Puncak pencapaian Yayuk Basuki di nomor tunggal pada ajang Grand Slam terjadi di Wimbledon 1997. Pada edisi tersebut, ia berhasil menembus babak perempat final. Ini adalah pencapaian terbaiknya di nomor tunggal Grand Slam sepanjang kariernya, sebuah torehan yang sangat membanggakan bagi Indonesia.
Perjalanan hingga perempat final Wimbledon 1997 menunjukkan kematangan permainannya. Ia bertarung melawan pemain-pemain terbaik dunia dan membuktikan bahwa petenis Indonesia memiliki potensi untuk berbicara banyak di level tertinggi.
Yang menarik, performa atlet bertinggi badan 164 cm ini di nomor tunggal malah semakin hebat menjelang akhir kariernya. Puncak ranking 19 dunia diraih pada Oktober 1997, tak lama setelah pencapaian perempat final Wimbledon di tahun yang sama. Ini adalah bukti bahwa Yayuk terus berkembang dan mencapai performa terbaiknya di usia yang matang.
Yayuk akhirnya mengundurkan diri dari nomor tunggal pada tahun 2000. Keputusan ini menandai berakhirnya era dominasinya di nomor tunggal, namun warisan dan inspirasinya tetap hidup.
Selain prestasi di panggung profesional internasional, Yayuk Basuki juga memberikan kontribusi besar bagi Indonesia di ajang multi-event. Ia adalah peraih total 11 medali emas di SEA Games, sebuah bukti dominasinya di kawasan Asia Tenggara.
Kontribusinya di ajang Asian Games juga tak kalah gemilang. Yayuk menyumbangkan total empat medali emas bagi Indonesia di Asian Games, yaitu pada edisi 1986, 1990, dan 1998. Medali emas ini datang dari nomor ganda putri (1986, 1990), ganda campuran (1990), dan tunggal putri (1998).

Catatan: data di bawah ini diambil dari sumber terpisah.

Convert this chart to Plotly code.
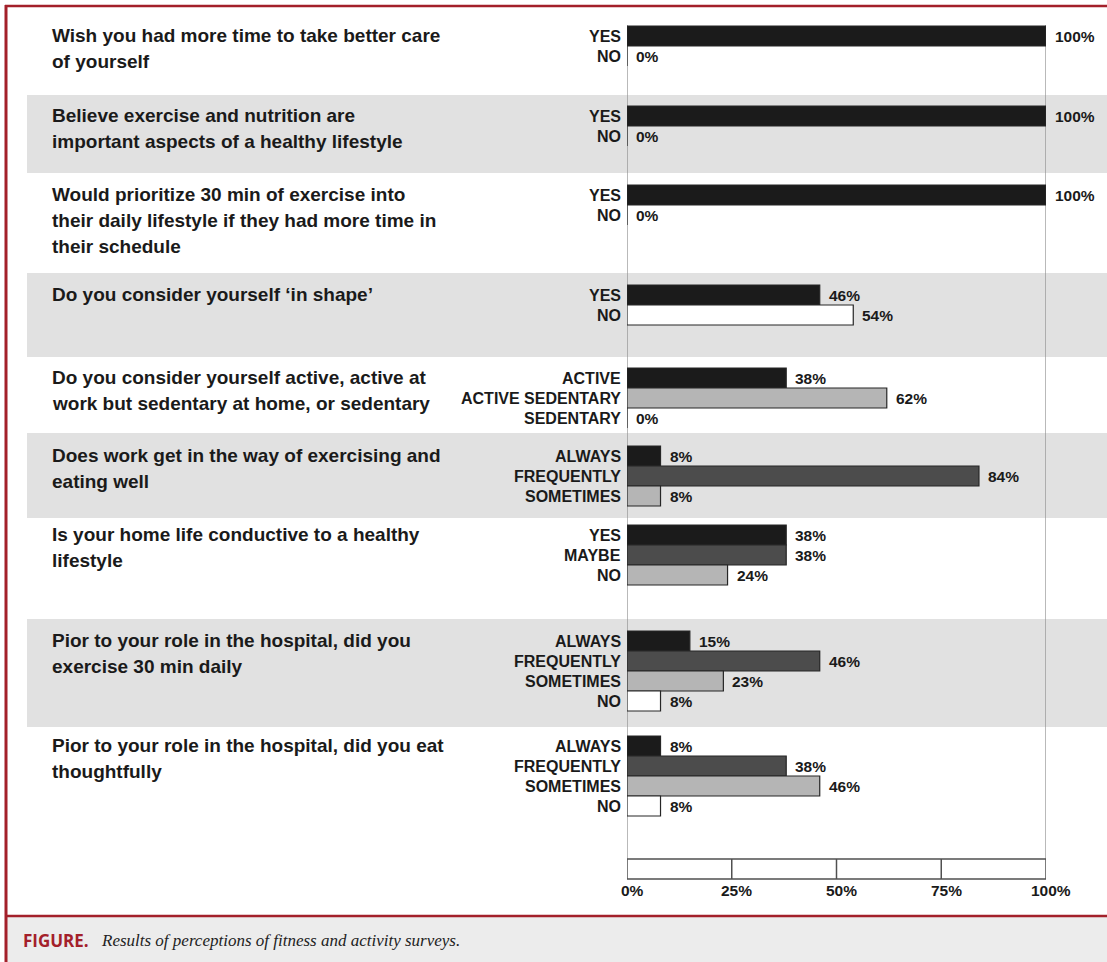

Salah satu momen bersejarah terjadi pada 17 Desember 1998, ketika Yayuk Basuki menjadi juara Asian Games 1998 yang digelar di Bangkok, Thailand. Kemenangan ini di nomor tunggal adalah penutup manis karier Asian Games-nya dan menjadi bukti bahwa ia tetap yang terbaik di Asia hingga akhir era 90-an.

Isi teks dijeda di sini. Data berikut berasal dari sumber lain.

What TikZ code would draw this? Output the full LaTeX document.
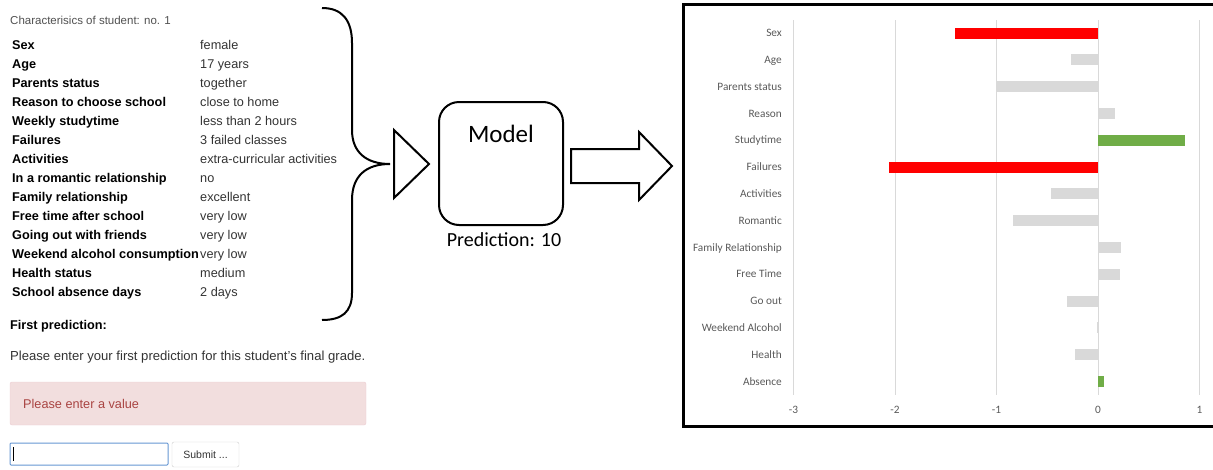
\documentclass[tikz,border=0pt]{standalone}
\usepackage{fontspec}
\setmainfont{Liberation Sans}
\newfontfamily\calfont{Carlito}
\definecolor{txt}{RGB}{51,51,51}
\definecolor{ttl}{RGB}{80,80,80}
\definecolor{grid}{RGB}{217,217,217}
\definecolor{barred}{RGB}{255,0,0}
\definecolor{bargreen}{RGB}{112,173,71}
\definecolor{bargray}{RGB}{217,217,217}
\definecolor{alertbg}{RGB}{242,222,222}
\definecolor{alertbd}{RGB}{235,204,209}
\definecolor{alerttx}{RGB}{169,68,66}
\definecolor{inputbd}{RGB}{102,150,210}
\definecolor{btnbd}{RGB}{204,204,204}
\definecolor{axlab}{RGB}{89,89,89}
\begin{document}
\begin{tikzpicture}[x=1pt,y=-1pt,
  lbl/.style={anchor=base west,inner sep=0pt,font=\fontsize{12.7}{15}\selectfont\bfseries,text=black},
  val/.style={anchor=base west,inner sep=0pt,font=\fontsize{12.7}{15}\selectfont,text=txt},
  clbl/.style={anchor=base east,inner sep=0pt,font=\calfont\fontsize{11.3}{13}\selectfont,text=axlab},
  tick/.style={anchor=base,inner sep=0pt,font=\calfont\fontsize{11.3}{13}\selectfont,text=axlab},
  shapeline/.style={draw=black,line width=2pt},
]
\useasboundingbox (0,0) rectangle (1213,469);

% ---------- left form ----------
\node[anchor=base west,inner sep=0pt,font=\fontsize{11.5}{14}\selectfont,text=ttl] (title) at (10,24.2) {Characterisics of student: no. 1};
\foreach \i/\a/\b in {0/Sex/female,1/Age/17 years,2/Parents status/together,
  3/Reason to choose school/close to home,4/Weekly studytime/less than 2 hours,
  5/Failures/3 failed classes,6/Activities/extra-curricular activities,
  7/In a romantic relationship/no,8/Family relationship/excellent,
  9/Free time after school/very low,10/Going out with friends/very low,
  11/Weekend alcohol consumption/very low,12/Health status/medium,
  13/School absence days/2 days}{
  \node[lbl] (k\i) at (12,49.5+19*\i) {\a};
  \node[val] (v\i) at (200,49.5+19*\i) {\b};
}
\node[lbl] (first) at (10,329.5) {First prediction:};
\node[val,font=\fontsize{13.1}{15}\selectfont] (please) at (10,360.7) {Please enter your first prediction for this student's final grade.};
\draw[fill=alertbg,draw=alertbd,rounded corners=2pt] (10,382) rectangle (366,425);
\node[val,text=alerttx] (alert) at (23,408.5) {Please enter a value};
\draw[draw=inputbd,line width=1pt,rounded corners=1pt] (10,443) rectangle (168,465);
\draw[black,line width=0.8pt] (13.5,447) -- (13.5,461);
\node[draw=btnbd,rounded corners=2pt,minimum width=67pt,minimum height=25pt,inner sep=0pt,
  font=\fontsize{10.5}{12}\selectfont,text=txt] (submit) at (205.5,454.5) {Submit ...};

% ---------- brace ----------
\draw[line width=2pt] (322,8) .. controls (342,8) and (352,20) .. (352,43) -- (352,130)
  .. controls (352,152) and (366,164) .. (390,164)
  .. controls (366,164) and (352,176) .. (352,200) -- (352,293)
  .. controls (352,312) and (342,320) .. (322,320);
\coordinate (bracetip) at (390,164);

% ---------- triangle ----------
\draw[shapeline,line join=miter] (394,130) -- (429,164) -- (394,198) -- cycle;

% ---------- model ----------
\node[shapeline,rounded corners=20pt,minimum width=124pt,minimum height=123pt] (model) at (501,163.5) {};
\node[inner sep=0pt,font=\calfont\fontsize{25}{28}\selectfont] (modeltxt) at (501,134) {Model};
\node[inner sep=0pt,font=\calfont\fontsize{20}{22}\selectfont] (pred) at (504,240) {Prediction: 10};

% ---------- block arrow ----------
\draw[shapeline,line join=miter] (571,149) -- (639,149) -- (639,132) -- (672,166) -- (639,200) -- (639,183) -- (571,183) -- cycle;

% ---------- chart ----------
\foreach \v in {-3,-2,-1,0,1}{
  \draw[grid,line width=1pt] ({1098+101.5*\v},20) -- ({1098+101.5*\v},395);
  \node[tick] at ({1098+101.5*\v},413) {\ifnum\v<0 -\the\numexpr-\v\relax\else\v\fi};
}
\foreach \i/\n/\v/\c in {0/Sex/-1.41/barred,1/Age/-0.27/bargray,2/Parents status/-1.0/bargray,
  3/Reason/0.17/bargray,4/Studytime/0.86/bargreen,5/Failures/-2.06/barred,
  6/Activities/-0.46/bargray,7/Romantic/-0.84/bargray,8/Family Relationship/0.23/bargray,
  9/Free Time/0.22/bargray,10/Go out/-0.31/bargray,11/Weekend Alcohol/-0.01/bargray,
  12/Health/-0.23/bargray,13/Absence/0.06/bargreen}{
  \node[clbl] (c\i) at (782,{33+26.8*\i+3.7}) {\n};
  \fill[\c] (1098,{33+26.8*\i-5.5}) rectangle ({1098+101.5*\v},{33+26.8*\i+5.5});
}
\draw[line width=3pt,line join=miter] (1215,4) -- (683,4) -- (683,426) -- (1215,426);
\end{tikzpicture}
\end{document}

Semua pencapaian ini, ranking 19 dunia, perempat final Wimbledon, semifinal ganda US Open, medali emas Asian Games dan SEA Games menggarisbawahi betapa istimewanya Yayuk Basuki. Dia bukan hanya sekadar petenis, dia adalah legenda, pembuka jalan, dan tolok ukur bagi generasi penerus.
Melihat kembali kejayaan Yayuk Basuki di panggung Wimbledon dan kancah dunia, muncul satu pertanyaan besar yang terus menggelayut di benak para pecinta tenis Indonesia yaitu Kapan akan ada lagi petenis kita yang "kembali memukul" di panggung sekelas Wimbledon? Kapan kita akan kembali melihat bendera Merah Putih berkibar di babak-babak akhir turnamen Grand Slam?
Harapan akan munculnya kembali prestasi seperti Yayuk Basuki begitu besar. Para penggemar tenis Indonesia merindukan sosok yang mampu menembus dominasi petenis-petenis dari negara lain, yang mampu bertarung setara di lapangan rumput keramat All England Club.
Kemunculan Yayuk Basuki di era 90-an membuktikan bahwa talenta Indonesia memiliki potensi untuk bersaing di level tertinggi dunia. Kini, tantangannya adalah bagaimana membina, mendukung, dan memotivasi generasi muda agar mampu mengikuti jejaknya, bahkan melampauinya.